* _The request_
Your task is to repeat all of the data exactly while excluding the pictures.

------------------------------

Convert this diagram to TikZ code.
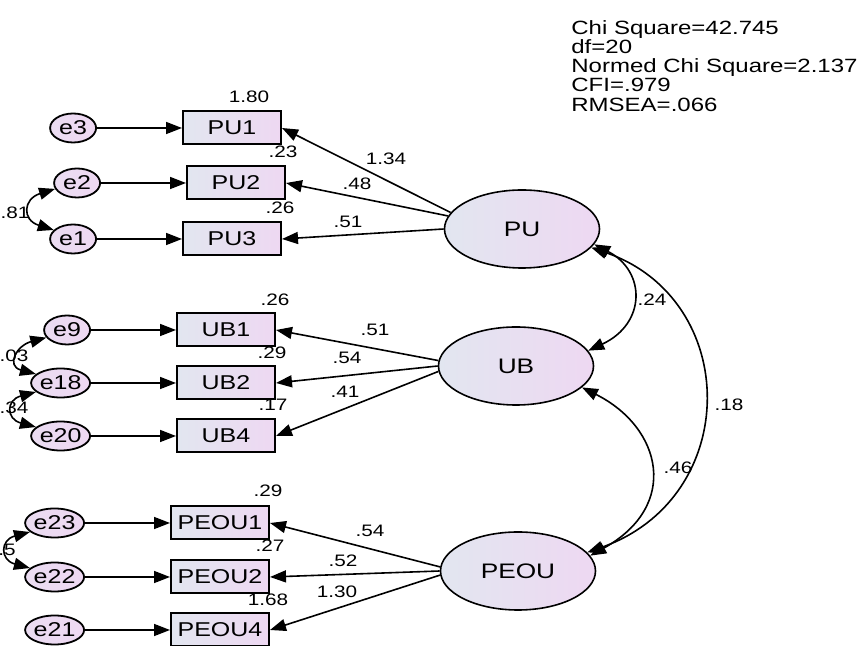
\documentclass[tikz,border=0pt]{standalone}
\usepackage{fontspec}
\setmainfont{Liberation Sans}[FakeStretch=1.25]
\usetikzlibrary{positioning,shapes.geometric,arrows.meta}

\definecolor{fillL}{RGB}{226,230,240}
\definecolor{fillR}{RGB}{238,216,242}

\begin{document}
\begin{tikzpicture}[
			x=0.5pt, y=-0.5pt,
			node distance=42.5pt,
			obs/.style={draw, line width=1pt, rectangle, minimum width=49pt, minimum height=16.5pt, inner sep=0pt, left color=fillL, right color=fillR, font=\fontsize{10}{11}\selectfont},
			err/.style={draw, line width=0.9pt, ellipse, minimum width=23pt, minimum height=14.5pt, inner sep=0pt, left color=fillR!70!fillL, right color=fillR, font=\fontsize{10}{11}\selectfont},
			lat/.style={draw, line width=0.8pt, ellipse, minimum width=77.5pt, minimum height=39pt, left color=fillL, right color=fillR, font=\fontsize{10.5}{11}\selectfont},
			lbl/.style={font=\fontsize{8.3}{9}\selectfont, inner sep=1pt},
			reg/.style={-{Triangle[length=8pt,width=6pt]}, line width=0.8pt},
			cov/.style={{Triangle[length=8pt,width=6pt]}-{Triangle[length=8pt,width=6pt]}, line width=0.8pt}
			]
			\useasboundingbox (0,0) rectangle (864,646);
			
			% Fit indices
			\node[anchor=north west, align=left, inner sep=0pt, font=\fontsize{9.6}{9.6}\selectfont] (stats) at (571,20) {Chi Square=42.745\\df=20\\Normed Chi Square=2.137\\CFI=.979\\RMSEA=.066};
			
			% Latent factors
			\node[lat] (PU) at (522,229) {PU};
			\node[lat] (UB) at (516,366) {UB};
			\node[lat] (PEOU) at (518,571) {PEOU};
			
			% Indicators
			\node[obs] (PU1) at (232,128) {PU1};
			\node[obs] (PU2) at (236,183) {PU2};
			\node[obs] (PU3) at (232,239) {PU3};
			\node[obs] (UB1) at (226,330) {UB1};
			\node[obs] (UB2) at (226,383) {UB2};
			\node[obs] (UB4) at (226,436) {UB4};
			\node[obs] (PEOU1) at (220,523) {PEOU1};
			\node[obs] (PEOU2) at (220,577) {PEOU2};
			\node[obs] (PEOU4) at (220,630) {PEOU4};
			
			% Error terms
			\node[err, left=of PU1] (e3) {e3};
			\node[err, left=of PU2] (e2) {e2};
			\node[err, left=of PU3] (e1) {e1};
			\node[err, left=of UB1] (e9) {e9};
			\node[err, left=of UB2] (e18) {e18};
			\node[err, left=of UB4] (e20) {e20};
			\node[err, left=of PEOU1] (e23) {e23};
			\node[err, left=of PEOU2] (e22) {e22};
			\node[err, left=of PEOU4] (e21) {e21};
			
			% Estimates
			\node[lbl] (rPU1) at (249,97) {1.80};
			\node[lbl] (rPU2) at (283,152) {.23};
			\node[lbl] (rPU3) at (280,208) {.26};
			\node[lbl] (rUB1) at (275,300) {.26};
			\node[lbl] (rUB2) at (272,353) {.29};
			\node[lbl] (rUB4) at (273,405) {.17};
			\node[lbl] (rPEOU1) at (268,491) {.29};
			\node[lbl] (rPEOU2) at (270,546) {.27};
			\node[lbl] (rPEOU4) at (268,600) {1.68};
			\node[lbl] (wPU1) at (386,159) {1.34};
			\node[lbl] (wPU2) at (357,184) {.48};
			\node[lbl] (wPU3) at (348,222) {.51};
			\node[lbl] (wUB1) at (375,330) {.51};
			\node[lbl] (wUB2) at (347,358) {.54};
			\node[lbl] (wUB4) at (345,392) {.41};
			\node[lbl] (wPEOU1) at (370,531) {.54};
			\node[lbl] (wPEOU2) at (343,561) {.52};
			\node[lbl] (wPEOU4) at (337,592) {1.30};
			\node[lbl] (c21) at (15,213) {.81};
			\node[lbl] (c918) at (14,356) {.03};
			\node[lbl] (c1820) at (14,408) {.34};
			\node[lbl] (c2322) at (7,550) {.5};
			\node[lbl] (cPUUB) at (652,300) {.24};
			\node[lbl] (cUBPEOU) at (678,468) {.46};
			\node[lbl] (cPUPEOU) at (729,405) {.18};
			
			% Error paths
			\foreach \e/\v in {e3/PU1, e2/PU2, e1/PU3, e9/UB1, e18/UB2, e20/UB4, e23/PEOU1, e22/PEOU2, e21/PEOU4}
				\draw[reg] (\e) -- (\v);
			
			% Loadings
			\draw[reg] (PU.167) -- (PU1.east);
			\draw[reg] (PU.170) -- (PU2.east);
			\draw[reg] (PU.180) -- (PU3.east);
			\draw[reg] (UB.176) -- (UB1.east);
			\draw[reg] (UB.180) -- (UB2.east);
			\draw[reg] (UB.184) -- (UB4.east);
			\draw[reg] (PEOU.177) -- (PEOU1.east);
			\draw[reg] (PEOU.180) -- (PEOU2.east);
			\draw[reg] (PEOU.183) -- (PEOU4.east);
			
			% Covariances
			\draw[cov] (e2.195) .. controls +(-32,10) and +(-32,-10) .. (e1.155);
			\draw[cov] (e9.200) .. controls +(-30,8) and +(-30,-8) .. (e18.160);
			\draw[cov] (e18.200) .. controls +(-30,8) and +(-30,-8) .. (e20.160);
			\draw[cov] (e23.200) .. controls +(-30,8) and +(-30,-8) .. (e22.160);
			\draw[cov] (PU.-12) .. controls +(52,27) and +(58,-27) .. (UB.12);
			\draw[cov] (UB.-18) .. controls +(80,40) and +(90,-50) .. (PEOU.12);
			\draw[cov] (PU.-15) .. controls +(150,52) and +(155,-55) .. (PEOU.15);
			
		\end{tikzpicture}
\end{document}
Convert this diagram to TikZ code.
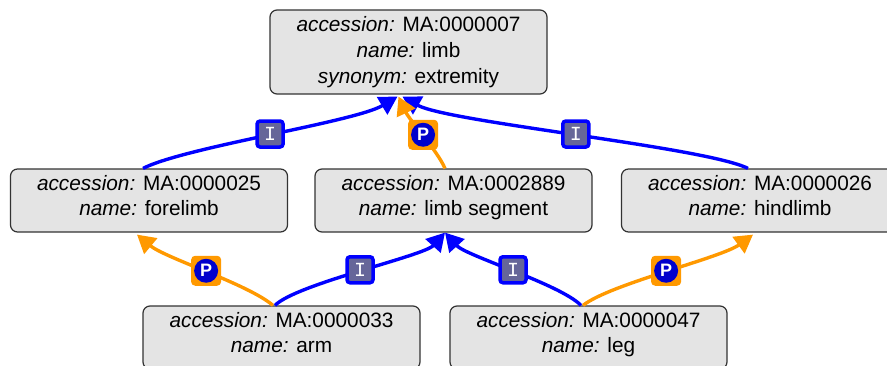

------------------------------

* _Complete response_
Convert this diagram to TikZ code.
\documentclass[tikz,border=0pt]{standalone}
\usepackage{fontspec}
\setmainfont{Liberation Sans}[FakeStretch=1.25]
\usetikzlibrary{positioning,shapes.geometric,arrows.meta}

\definecolor{fillL}{RGB}{226,230,240}
\definecolor{fillR}{RGB}{238,216,242}

\begin{document}
\begin{tikzpicture}[
			x=0.5pt, y=-0.5pt,
			node distance=42.5pt,
			obs/.style={draw, line width=1pt, rectangle, minimum width=49pt, minimum height=16.5pt, inner sep=0pt, left color=fillL, right color=fillR, font=\fontsize{10}{11}\selectfont},
			err/.style={draw, line width=0.9pt, ellipse, minimum width=23pt, minimum height=14.5pt, inner sep=0pt, left color=fillR!70!fillL, right color=fillR, font=\fontsize{10}{11}\selectfont},
			lat/.style={draw, line width=0.8pt, ellipse, minimum width=77.5pt, minimum height=39pt, left color=fillL, right color=fillR, font=\fontsize{10.5}{11}\selectfont},
			lbl/.style={font=\fontsize{8.3}{9}\selectfont, inner sep=1pt},
			reg/.style={-{Triangle[length=8pt,width=6pt]}, line width=0.8pt},
			cov/.style={{Triangle[length=8pt,width=6pt]}-{Triangle[length=8pt,width=6pt]}, line width=0.8pt}
			]
			\useasboundingbox (0,0) rectangle (864,646);
			
			% Fit indices
			\node[anchor=north west, align=left, inner sep=0pt, font=\fontsize{9.6}{9.6}\selectfont] (stats) at (571,20) {Chi Square=42.745\\df=20\\Normed Chi Square=2.137\\CFI=.979\\RMSEA=.066};
			
			% Latent factors
			\node[lat] (PU) at (522,229) {PU};
			\node[lat] (UB) at (516,366) {UB};
			\node[lat] (PEOU) at (518,571) {PEOU};
			
			% Indicators
			\node[obs] (PU1) at (232,128) {PU1};
			\node[obs] (PU2) at (236,183) {PU2};
			\node[obs] (PU3) at (232,239) {PU3};
			\node[obs] (UB1) at (226,330) {UB1};
			\node[obs] (UB2) at (226,383) {UB2};
			\node[obs] (UB4) at (226,436) {UB4};
			\node[obs] (PEOU1) at (220,523) {PEOU1};
			\node[obs] (PEOU2) at (220,577) {PEOU2};
			\node[obs] (PEOU4) at (220,630) {PEOU4};
			
			% Error terms
			\node[err, left=of PU1] (e3) {e3};
			\node[err, left=of PU2] (e2) {e2};
			\node[err, left=of PU3] (e1) {e1};
			\node[err, left=of UB1] (e9) {e9};
			\node[err, left=of UB2] (e18) {e18};
			\node[err, left=of UB4] (e20) {e20};
			\node[err, left=of PEOU1] (e23) {e23};
			\node[err, left=of PEOU2] (e22) {e22};
			\node[err, left=of PEOU4] (e21) {e21};
			
			% Estimates
			\node[lbl] (rPU1) at (249,97) {1.80};
			\node[lbl] (rPU2) at (283,152) {.23};
			\node[lbl] (rPU3) at (280,208) {.26};
			\node[lbl] (rUB1) at (275,300) {.26};
			\node[lbl] (rUB2) at (272,353) {.29};
			\node[lbl] (rUB4) at (273,405) {.17};
			\node[lbl] (rPEOU1) at (268,491) {.29};
			\node[lbl] (rPEOU2) at (270,546) {.27};
			\node[lbl] (rPEOU4) at (268,600) {1.68};
			\node[lbl] (wPU1) at (386,159) {1.34};
			\node[lbl] (wPU2) at (357,184) {.48};
			\node[lbl] (wPU3) at (348,222) {.51};
			\node[lbl] (wUB1) at (375,330) {.51};
			\node[lbl] (wUB2) at (347,358) {.54};
			\node[lbl] (wUB4) at (345,392) {.41};
			\node[lbl] (wPEOU1) at (370,531) {.54};
			\node[lbl] (wPEOU2) at (343,561) {.52};
			\node[lbl] (wPEOU4) at (337,592) {1.30};
			\node[lbl] (c21) at (15,213) {.81};
			\node[lbl] (c918) at (14,356) {.03};
			\node[lbl] (c1820) at (14,408) {.34};
			\node[lbl] (c2322) at (7,550) {.5};
			\node[lbl] (cPUUB) at (652,300) {.24};
			\node[lbl] (cUBPEOU) at (678,468) {.46};
			\node[lbl] (cPUPEOU) at (729,405) {.18};
			
			% Error paths
			\foreach \e/\v in {e3/PU1, e2/PU2, e1/PU3, e9/UB1, e18/UB2, e20/UB4, e23/PEOU1, e22/PEOU2, e21/PEOU4}
				\draw[reg] (\e) -- (\v);
			
			% Loadings
			\draw[reg] (PU.167) -- (PU1.east);
			\draw[reg] (PU.170) -- (PU2.east);
			\draw[reg] (PU.180) -- (PU3.east);
			\draw[reg] (UB.176) -- (UB1.east);
			\draw[reg] (UB.180) -- (UB2.east);
			\draw[reg] (UB.184) -- (UB4.east);
			\draw[reg] (PEOU.177) -- (PEOU1.east);
			\draw[reg] (PEOU.180) -- (PEOU2.east);
			\draw[reg] (PEOU.183) -- (PEOU4.east);
			
			% Covariances
			\draw[cov] (e2.195) .. controls +(-32,10) and +(-32,-10) .. (e1.155);
			\draw[cov] (e9.200) .. controls +(-30,8) and +(-30,-8) .. (e18.160);
			\draw[cov] (e18.200) .. controls +(-30,8) and +(-30,-8) .. (e20.160);
			\draw[cov] (e23.200) .. controls +(-30,8) and +(-30,-8) .. (e22.160);
			\draw[cov] (PU.-12) .. controls +(52,27) and +(58,-27) .. (UB.12);
			\draw[cov] (UB.-18) .. controls +(80,40) and +(90,-50) .. (PEOU.12);
			\draw[cov] (PU.-15) .. controls +(150,52) and +(155,-55) .. (PEOU.15);
			
		\end{tikzpicture}
\end{document}
Convert this diagram to TikZ code.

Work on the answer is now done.